La Terrasse

"La culture est une résistance à la distraction" Pasolini

Théâtre - Entretien

Philippe Calvario

Philippe Calvario - Critique sortie Théâtre

Publié le 10 mai 2012 - N° 198

Une passion sanglante et carnassière

Philippe Calvario met en scène Les Larmes amères de Petra von Kant, de Fassbinder, et confie à Maruschka Detmers le rôle de Petra, prise dans le feu dévorant de son amour total pour Karine.

« Petra est une héroïne tragique, au même titre que Phèdre. »

Qu’est-ce qui vous a attiré dans ce monde exclusivement féminin ?

Philippe Calvario : Les pièces composées exclusivement de personnages féminins sont assez rares : à en voir leur émotion après la représentation, les spectatrices sont d’ailleurs très touchées par ce geste. Ce n’est pas une pièce sur l’homosexualité féminine ; il se trouve que Petra tombe éperdument amoureuse d’une femme à un moment de sa vie ou elle semble dégoûtée des hommes. Fassbinder aborde la sexualité de cette femme un peu comme il pourrait l’aborder pour un homme : à savoir une femme moderne, qui choisit sa vie absolument et entièrement, et qui est totalement libre avec sa sexualité. Le public est très touché également par le parcours de toutes les figures qui l’entourent : l’amante, la fille, la mère, l’amie et le factotum… En ce sens, Fassbinder met en place un travail de laboratoire dans son écriture : il met en présence six personnalités très fortes, qui vont se confronter à travers leurs différences. Petra est une héroïne tragique, au même titre que Phèdre. Seulement Fassbinder joue ici sur deux registres, il commence sa pièce quasi comme un drame bourgeois, et il bascule progressivement vers le tragique total. J’aime la confrontation de ces deux styles.

Vous insistez sur le rapport entre le mentor et la muse. Pourquoi ?

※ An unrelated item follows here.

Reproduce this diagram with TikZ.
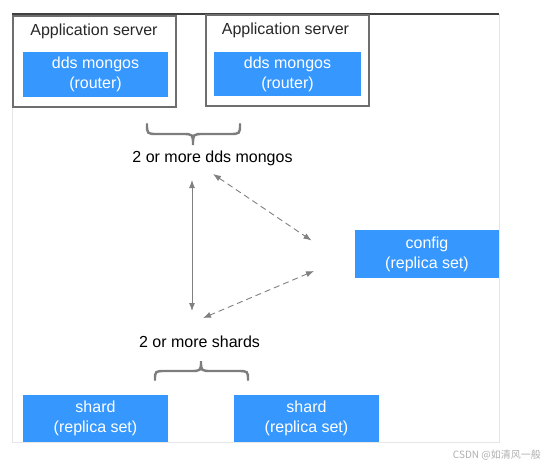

P. C. : Parce que c’est un sujet qui me constitue. J’ai été  moi-même proche d’un mentor, qui m’a appris beaucoup, qui a pris une place de père, de meilleur ami, etc. Ce rapport  peut aussi emprisonner, peut enfermer notre propre création, surtout quand on est face à un génie. Il faut trouver sa place, ce que fait Karine dans la pièce. On sait que Fassbinder traite toujours l’amour en terme de pouvoir d’un personnage sur l’autre. Et dans la pièce, on constate aussi que le pouvoir n’est pas forcément où l’on croit. Comme dans les rapports de dominants et dominés, c’est toujours le dominé qui fixe les règles et les limites, c’est toujours lui qui mène la danse, même si on peut d’abord penser le contraire. 

Maruschka Detmers : pourquoi elle ? Qu’apporte-t-elle à Petra ?

P. C. : Elle lui apporte tout : la chair et le sang, mais au sens propre. Elle est d’une concentration et d’une implication totales, au point même de pouvoir se faire mal comme actrice. Mais la pièce joue aussi avec ça : le mal qu’on est capable de s’infliger. Ce serait une pièce pour rien s’il n’y avait pas cet engagement absolu de l’actrice qui joue Petra (et des cinq autres également bien sûr). Maruschka est le cœur qui influe le sang au spectacle ; en tant que metteur en scène, je repose sur elle. Ce qui est beau, c’est que dès qu’elle a tout donné, quand elle retourne en coulisse, tout est fini ; tout a été donné. Il y a comme un soulagement : c’est la preuve aussi d’une actrice sublime. C’est une actrice exceptionnelle, magique. Je ne suis pas responsable de cette magie, je peux juste la recueillir, et les spectateurs aussi, je l’espère.

 

Propos recueillis par Catherine Robert


Les Larmes amères de Petra von Kant, de Rainer Werner Fassbinder ; mise en scène de Philippe Calvario. Du 22 mai au 9 juin 2012. Mardi à 19h ; du mercredi au samedi à 20h ; matinée exceptionnelle le 3 juin à 16h. Athénée-Théâtre Louis-Jouvet, square de l’Opéra Louis-Jouvet, 7, rue Boudreau, 75009 Paris. Tél : 01 53 05 19 19.